The Attempt at a Solution

The main question I have about this problem regards the normal vector of the surface. Because the surface is just an isolated portion of the plane, I thought I could use the normal vector of the plane to calculate the surface integral. However, when I try this I don't get the right answer. Can someone explain why this shouldn't work and what the right way would be to find the normal vector?
Thanks!

 

[HallsofIvy]

You have misunderstood the problem. You don't have a "normal vector to the surface" because you don't have a surface! You are asked to integrate around the intersection of the given plane and surface- and that is a curve, not a surface.
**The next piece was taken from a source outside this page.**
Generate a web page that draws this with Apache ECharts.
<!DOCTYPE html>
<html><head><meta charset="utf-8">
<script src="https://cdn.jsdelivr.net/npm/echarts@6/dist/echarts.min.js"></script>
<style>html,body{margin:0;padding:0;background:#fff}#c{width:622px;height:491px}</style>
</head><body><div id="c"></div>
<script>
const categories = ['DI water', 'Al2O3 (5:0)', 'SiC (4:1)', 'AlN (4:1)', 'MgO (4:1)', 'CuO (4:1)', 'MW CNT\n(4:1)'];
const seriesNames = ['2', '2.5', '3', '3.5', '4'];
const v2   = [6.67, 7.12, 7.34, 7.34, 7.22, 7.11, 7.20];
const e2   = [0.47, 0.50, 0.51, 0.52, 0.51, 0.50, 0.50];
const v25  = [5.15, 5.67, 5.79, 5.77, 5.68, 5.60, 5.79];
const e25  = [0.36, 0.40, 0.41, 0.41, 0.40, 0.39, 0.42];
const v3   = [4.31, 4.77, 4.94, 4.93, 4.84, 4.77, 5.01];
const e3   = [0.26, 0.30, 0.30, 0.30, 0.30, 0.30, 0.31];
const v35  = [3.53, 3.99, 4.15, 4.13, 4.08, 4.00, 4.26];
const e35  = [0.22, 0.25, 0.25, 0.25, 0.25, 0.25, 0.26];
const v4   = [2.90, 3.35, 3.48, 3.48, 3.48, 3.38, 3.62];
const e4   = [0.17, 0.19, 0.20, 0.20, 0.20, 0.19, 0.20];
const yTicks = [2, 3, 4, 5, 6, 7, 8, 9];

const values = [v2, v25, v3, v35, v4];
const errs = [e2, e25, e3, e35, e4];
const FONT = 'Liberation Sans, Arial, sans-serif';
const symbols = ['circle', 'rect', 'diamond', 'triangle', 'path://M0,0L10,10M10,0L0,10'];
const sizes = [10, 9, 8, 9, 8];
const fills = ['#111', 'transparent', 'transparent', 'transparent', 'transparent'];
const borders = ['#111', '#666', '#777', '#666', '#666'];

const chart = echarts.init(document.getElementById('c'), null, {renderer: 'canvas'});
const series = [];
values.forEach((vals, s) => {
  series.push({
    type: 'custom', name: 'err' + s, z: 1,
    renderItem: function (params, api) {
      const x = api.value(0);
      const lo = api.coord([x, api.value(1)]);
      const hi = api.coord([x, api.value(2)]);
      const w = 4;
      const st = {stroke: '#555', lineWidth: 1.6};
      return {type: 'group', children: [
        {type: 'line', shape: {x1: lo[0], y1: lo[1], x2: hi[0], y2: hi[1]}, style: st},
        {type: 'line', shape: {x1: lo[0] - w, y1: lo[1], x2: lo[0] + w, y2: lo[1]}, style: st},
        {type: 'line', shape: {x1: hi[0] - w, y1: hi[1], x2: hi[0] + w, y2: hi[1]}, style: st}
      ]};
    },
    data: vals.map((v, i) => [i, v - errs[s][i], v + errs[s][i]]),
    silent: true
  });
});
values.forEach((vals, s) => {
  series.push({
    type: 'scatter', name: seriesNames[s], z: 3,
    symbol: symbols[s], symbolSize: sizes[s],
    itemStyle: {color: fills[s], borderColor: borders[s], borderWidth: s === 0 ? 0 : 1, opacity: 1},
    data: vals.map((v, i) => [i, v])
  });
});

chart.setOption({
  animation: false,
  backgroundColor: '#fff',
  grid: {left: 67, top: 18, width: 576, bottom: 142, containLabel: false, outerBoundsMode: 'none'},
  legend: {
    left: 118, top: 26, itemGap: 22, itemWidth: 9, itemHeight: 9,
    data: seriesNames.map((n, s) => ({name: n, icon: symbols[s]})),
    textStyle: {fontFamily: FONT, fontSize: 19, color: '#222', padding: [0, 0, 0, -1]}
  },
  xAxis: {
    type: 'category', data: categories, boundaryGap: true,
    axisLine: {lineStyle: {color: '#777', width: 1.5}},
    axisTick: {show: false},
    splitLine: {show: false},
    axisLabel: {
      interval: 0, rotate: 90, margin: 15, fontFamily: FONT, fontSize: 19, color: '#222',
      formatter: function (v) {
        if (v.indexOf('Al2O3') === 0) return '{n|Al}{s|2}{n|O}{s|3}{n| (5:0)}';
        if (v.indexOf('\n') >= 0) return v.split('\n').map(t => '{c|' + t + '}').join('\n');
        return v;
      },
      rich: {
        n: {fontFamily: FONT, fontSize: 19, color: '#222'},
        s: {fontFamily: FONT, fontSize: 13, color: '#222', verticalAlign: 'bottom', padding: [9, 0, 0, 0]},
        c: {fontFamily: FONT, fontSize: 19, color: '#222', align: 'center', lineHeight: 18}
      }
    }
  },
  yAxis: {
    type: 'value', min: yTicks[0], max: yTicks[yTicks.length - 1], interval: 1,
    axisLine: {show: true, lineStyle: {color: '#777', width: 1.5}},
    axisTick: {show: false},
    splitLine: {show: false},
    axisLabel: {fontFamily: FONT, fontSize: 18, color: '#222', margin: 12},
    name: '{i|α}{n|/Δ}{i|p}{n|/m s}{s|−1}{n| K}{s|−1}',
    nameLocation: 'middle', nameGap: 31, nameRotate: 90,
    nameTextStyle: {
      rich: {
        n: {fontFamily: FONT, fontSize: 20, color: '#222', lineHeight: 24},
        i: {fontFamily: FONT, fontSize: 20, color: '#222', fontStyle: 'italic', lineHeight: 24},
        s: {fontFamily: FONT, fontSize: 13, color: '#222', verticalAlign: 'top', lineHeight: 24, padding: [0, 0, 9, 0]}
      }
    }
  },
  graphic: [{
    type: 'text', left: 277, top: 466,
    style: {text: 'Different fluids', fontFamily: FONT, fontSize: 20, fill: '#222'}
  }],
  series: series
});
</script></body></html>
The simplest thing to do, I think, is to solve the equation of the plane for y: y= 3z- 2x. Putting that into the equation of the sphere we have x^2+ (3z- 2x)^3+ z^2= x^2+ 9z^2- 12xz+ 4x^2+ z^2= 5x^2- 12xz+ 10z^2= 4 which is the equation of a circle in the xz-plane. That can be written in parametric equations and then you can integrate around the circle.

 

[mlb2358]

I thought that by Stoke's Theorem ∫F·dr = ∫∫(∇xF)dS, which means that if I take the curl of F, I can use the surface instead of the boundary.

 

[HallsofIvy]

Yes! I just noticed that the title of your thread says "Stokes' theorem"! Sorry about that. You want to, then, integrate over the surface of the sphere. The differental of surface area on a sphere is \rho^2 sin(\phi)d\theta d\phi and the "unit normal" will be (1/\sqrt{x^2+ y^2+ z^2})(\vec{i}+ \vec{j}+ \vec{k}). The "hard part" of this problem, I think, will be finding the limits of integration. In spherical coordinates, x= \rho cos(\theta) sin(\phi), y= \rho sin(\theta) sin(\phi), and z= \rho cos(\phi). On this sphere, of course, \rho= 2. putting those into the equation of the plane give 4cos(\theta)sin(\phi)+ 2sin(\theta)sin(\phi)- 6cos(\phi)= 0 so that 6cos(\phi)= (4cos(\theta)+ 2sin(\theta))sin(\phi) or tan(\phi)= (2/3)cos(\theta)+ (1/3)sin(\theta). Your integral should take \phi from 0 to that and \theta from 0 to 2\pi.